作者の思考

底なる玉の加工②

2013年11月27日

姫川で底なる玉を拾い、勾玉制作を依頼した青年が再び出会ったようです。


今回、彼が出会った「奴奈川の底なる玉」、なかなか良いヒスイです。
全体的に落ち着いた緑色に染まっていて、透明度も抜群です。
茶色の石目が多く入っていますが、そこから割れることはありません。
僅かに濃い緑色も入っていて、とても魅力的なヒスイだと思います。

このヒスイでリング(指輪)の制作を受けました。
リング自体の制作は初めてですが、加工自体は神玉制作の行程に含まれている作業なので心配はありませんでした。
機械化すれば楽に作れるのでしょうが、それでは面白くありません。
やはり「手作業を主とした工具」の開発に止め、可能な限り手仕事で仕上げて行きたいです。

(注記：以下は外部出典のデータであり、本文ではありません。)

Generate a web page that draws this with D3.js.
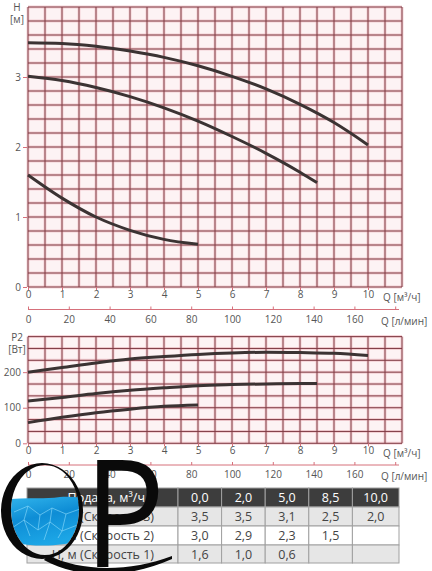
<!DOCTYPE html>
<meta charset="utf-8">
<style>
body { margin: 0; background: #fff; }
text { font-family: "Open Sans", sans-serif; fill: #555; }
.tick text { font-size: 10px; }
.cell { font-size: 12.5px; }
</style>
<svg width="432" height="571"></svg>
<script src="https://cdnjs.cloudflare.com/ajax/libs/d3/7.8.5/d3.min.js"></script>
<script>

// flow points of the curves, m3/h
var flowH3 = [0, 1, 2, 3, 4, 5, 6, 7, 8, 9, 10],
    flowH2 = [0, 1, 2, 3, 4, 5, 6, 7, 8, 8.5],
    flowH1 = [0, 1, 2, 3, 4, 5];

// head, m (speed 3, 2, 1)
var head3 = [3.49, 3.48, 3.44, 3.37, 3.28, 3.16, 3.01, 2.83, 2.61, 2.35, 2.03],
    head2 = [3.01, 2.95, 2.85, 2.72, 2.56, 2.37, 2.15, 1.91, 1.64, 1.49],
    head1 = [1.60, 1.27, 1.00, 0.81, 0.68, 0.61];

// power P2, W (speed 3, 2, 1)
var power3 = [200, 213, 226, 237, 244, 250, 254, 256, 255, 253, 247],
    power2 = [119, 129, 140, 149, 156, 162, 165, 167, 168, 168],
    power1 = [58, 73, 86, 96, 104, 108];

var qTicks = [0, 1, 2, 3, 4, 5, 6, 7, 8, 9, 10],
    lminTicks = [0, 20, 40, 60, 80, 100, 120, 140, 160, 180],
    headTicks = [0, 1, 2, 3],
    powerTicks = [0, 100, 200];

// table
var tableHead = ["Подача, м³/ч", "0,0", "2,0", "5,0", "8,5", "10,0"],
    tableRows = [
      ["H, м (Скорость 3)", "3,5", "3,5", "3,1", "2,5", "2,0"],
      ["H, м (Скорость 2)", "3,0", "2,9", "2,3", "1,5", ""],
      ["H, м (Скорость 1)", "1,6", "1,0", "0,6", "", ""]
    ];

var svg = d3.select("svg");

var gridColor = "#7f3a43",
    glowColor = "#efb9c0",
    axisColor = "#d6707b",
    curveColor = "#3b3333";

var x = d3.scaleLinear().domain([0, 11]).range([28, 402]);
var xl = d3.scaleLinear().domain([0, 11 * 1000 / 60]).range([28, 402]);

function panel(y, yStep, yTickVals, top, bottom, q2y, unit1, unit2) {
  var g = svg.append("g");
  g.append("rect")
      .attr("x", x(0)).attr("y", top)
      .attr("width", x(11) - x(0)).attr("height", bottom - top)
      .attr("fill", "#fdf3f4");

  var vx = d3.range(0, 11.01, 0.5),
      hy = d3.range(0, 1e-6 + y.domain()[1] / yStep).map(function(i) { return i * yStep; });

  [[glowColor, 3, 0.6], [gridColor, 1, 1]].forEach(function(s) {
    g.selectAll(null).data(vx).enter().append("line")
        .attr("x1", x).attr("x2", x)
        .attr("y1", top).attr("y2", bottom)
        .attr("stroke", s[0]).attr("stroke-width", s[1]).attr("opacity", s[2]);
    g.selectAll(null).data(hy).enter().append("line")
        .attr("x1", x(0)).attr("x2", x(11))
        .attr("y1", y).attr("y2", y)
        .attr("stroke", s[0]).attr("stroke-width", s[1]).attr("opacity", s[2]);
  });

  // left axis
  var ya = g.append("g")
      .attr("transform", "translate(" + (x(0) - 1) + ",0)")
      .call(d3.axisLeft(y).tickValues(yTickVals).tickFormat(d3.format("d")).tickSize(4).tickPadding(2));
  ya.select(".domain").remove();
  ya.selectAll(".tick line").attr("stroke", axisColor);

  // m3/h axis
  var xa = g.append("g")
      .attr("transform", "translate(0," + bottom + ")")
      .call(d3.axisBottom(x).tickValues(qTicks).tickSize(3).tickPadding(1));
  xa.select(".domain").remove();
  xa.selectAll(".tick line").attr("stroke", axisColor);

  // l/min axis
  var la = g.append("g")
      .attr("transform", "translate(0," + q2y + ")")
      .call(d3.axisTop(xl).tickValues(lminTicks).tickSize(3));
  la.select(".domain").attr("d", "M" + x(0) + ",0H" + (x(11) - 3)).attr("stroke", axisColor);
  la.selectAll(".tick line").attr("stroke", axisColor);
  la.selectAll(".tick text").attr("y", 6).attr("dy", "0.71em")
      .text(function(d) { return d > 160 ? "" : d; });

  g.append("text").attr("x", 383).attr("y", bottom + 14).attr("font-size", 10).text("Q [м³/ч]");
  g.append("text").attr("x", 381).attr("y", q2y + 15).attr("font-size", 10).text("Q [л/мин]");
  g.append("text").attr("x", 17).attr("y", top + 4).attr("font-size", 10)
      .attr("text-anchor", "middle").text(unit1);
  g.append("text").attr("x", 17).attr("y", top + 16).attr("font-size", 10)
      .attr("text-anchor", "middle").text(unit2);
  return g;
}

function curve(g, y, qs, vs) {
  var line = d3.line()
      .x(function(d) { return x(d[0]); })
      .y(function(d) { return y(d[1]); })
      .curve(d3.curveMonotoneX);
  g.append("path")
      .attr("d", line(d3.zip(qs, vs)))
      .attr("fill", "none")
      .attr("stroke", curveColor)
      .attr("stroke-width", 3)
      .attr("stroke-linecap", "butt");
}

// head chart
var yH = d3.scaleLinear().domain([0, 4]).range([287, 7]);
var gH = panel(yH, 0.2, headTicks, 7, 287, 309.5, "H", "[м]");
curve(gH, yH, flowH3, head3);
curve(gH, yH, flowH2, head2);
curve(gH, yH, flowH1, head1);

// power chart
var yP = d3.scaleLinear().domain([0, 300]).range([443.3, 336.6]);
var gP = panel(yP, 100 / 3, powerTicks, 336.6, 443.3, 465, "P2", "[Вт]");
curve(gP, yP, flowH3, power3);
curve(gP, yP, flowH2, power2);
curve(gP, yP, flowH1, power1);

// table
var colX = [27, 178, 221.6, 265.2, 308.8, 352.4, 399],
    rowY = [488, 507, 526, 545, 563];
var tb = svg.append("g");
var allRows = [tableHead].concat(tableRows);
allRows.forEach(function(row, r) {
  var fill = r === 0 ? "#3d3d3d" : (r === 2 ? "#ffffff" : "#e6e6e6");
  row.forEach(function(v, c) {
    tb.append("rect")
        .attr("x", colX[c]).attr("y", rowY[r])
        .attr("width", colX[c + 1] - colX[c]).attr("height", rowY[r + 1] - rowY[r])
        .attr("fill", fill).attr("stroke", "#a0a0a0").attr("stroke-width", 1);
    tb.append("text")
        .attr("class", "cell")
        .attr("x", c === 0 ? (r === 0 ? 145 : 154) : (colX[c] + colX[c + 1]) / 2)
        .attr("y", (rowY[r] + rowY[r + 1]) / 2)
        .attr("dy", "0.36em")
        .attr("text-anchor", c === 0 ? "end" : "middle")
        .style("fill", r === 0 ? "#fff" : "#444")
        .text(v);
  });
});

// logo
var defs = svg.append("defs");
var grad = defs.append("linearGradient").attr("id", "water")
    .attr("x1", 0).attr("y1", 0).attr("x2", 0.4).attr("y2", 1);
grad.append("stop").attr("offset", "0").attr("stop-color", "#35b8ee");
grad.append("stop").attr("offset", "0.5").attr("stop-color", "#0e8dd5");
grad.append("stop").attr("offset", "1").attr("stop-color", "#1ca6e6");
defs.append("clipPath").attr("id", "qin").append("ellipse")
    .attr("cx", 45).attr("cy", 510).attr("rx", 34).attr("ry", 45);

var logo = svg.append("g");
var water = logo.append("g").attr("clip-path", "url(#qin)");
water.append("path")
    .attr("d", "M0,501 C20,496 40,500 60,497 C70,496 80,498 90,497 L90,536 C70,548 30,548 0,540 Z")
    .attr("fill", "url(#water)");
// light ripples
[
  "M14,512 L28,506 L40,515 L52,508 L66,514 L80,509",
  "M12,528 L24,520 L38,530 L50,522 L62,531 L80,524",
  "M28,506 L24,520 M40,515 L38,530 M52,508 L50,522 M66,514 L62,531",
  "M24,520 L30,536 M50,522 L44,540 M62,531 L58,538"
].forEach(function(d) {
  water.append("path").attr("d", d).attr("fill", "none")
      .attr("stroke", "#8fdcfb").attr("stroke-width", 1).attr("opacity", 0.6);
});
logo.append("path")
    .attr("fill-rule", "evenodd")
    .attr("fill", "#0a0a0a")
    .attr("d", "M42,463 A41,48 0 1 0 42.01,463 Z M45,465 A34,45 0 1 1 44.99,465 Z");
logo.append("path")
    .attr("fill", "#0a0a0a")
    .attr("d", "M48,555 C80,572 130,572 172,556 L172,559 C130,578 80,580 44,560 Z");
logo.append("text")
    .attr("transform", "translate(84,567) scale(0.9,1)")
    .attr("font-family", "Liberation Serif")
    .attr("font-size", 150)
    .style("fill", "#0a0a0a")
    .text("P");

</script>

まずは茶色の石目の間を取り、9mmくらいのプレートを切り出します。
そのプレートに鮮やかな緑色が入るように、慎重に切断する部分を決めていきます。
光を透して確認したり、表面の発色を見て判断したり、時には勘を頼りに切断します(笑)

今回は判断した通り、ワンポイントに緑色を入れる事が出来ました!
全体的に薄緑に染まっていても、やはり目が覚める緑色があると見栄えが違います。
石目付近に色があった為、少し茶色が入っていますが、逆にそれが大地から芽吹く生命を想わせる景色となりました。


サイズを合わせる為、慎重に内径を回転させながら拡げて行きました。(何度も測りながら)
外径は旋盤のように回転させ、ヤスリを当てながらゆっくりと円にしていきます。
場合によって不純物により硬度が不安定な部分もあるので、力を入れずに少しずつ削っていきます。(けっこう時間がかかる)

曲線をとっているので薄く見えますが、厚さも3mmくらいあって簡単には割れません。
リング幅も多めにしたので、大抵の衝撃には耐えてくれる事でしょう。


透明度が高いので光に透かすと、より鮮やかな緑となって輝きます。
全体も葡萄の果肉のように柔らかく輝き、とても美しいです。
納得のいく作品に仕上がって嬉しい限り、後は青年が気に入ってくれる事を願います。

今回は、自分で身に付ける予定なのだそうです。
自分で出会ったヒスイの品を身に付けて、未来に向けて頑張ってほしいです。


リング制作の行程も確立したので、自主作品として作って行こうかと考えています。
問題はサイズですね…、ガラスの靴のように合った人だけを対象にすれば良いのかも。
とりあえず簡単な加工ではないので、気長にやって行こうと思います。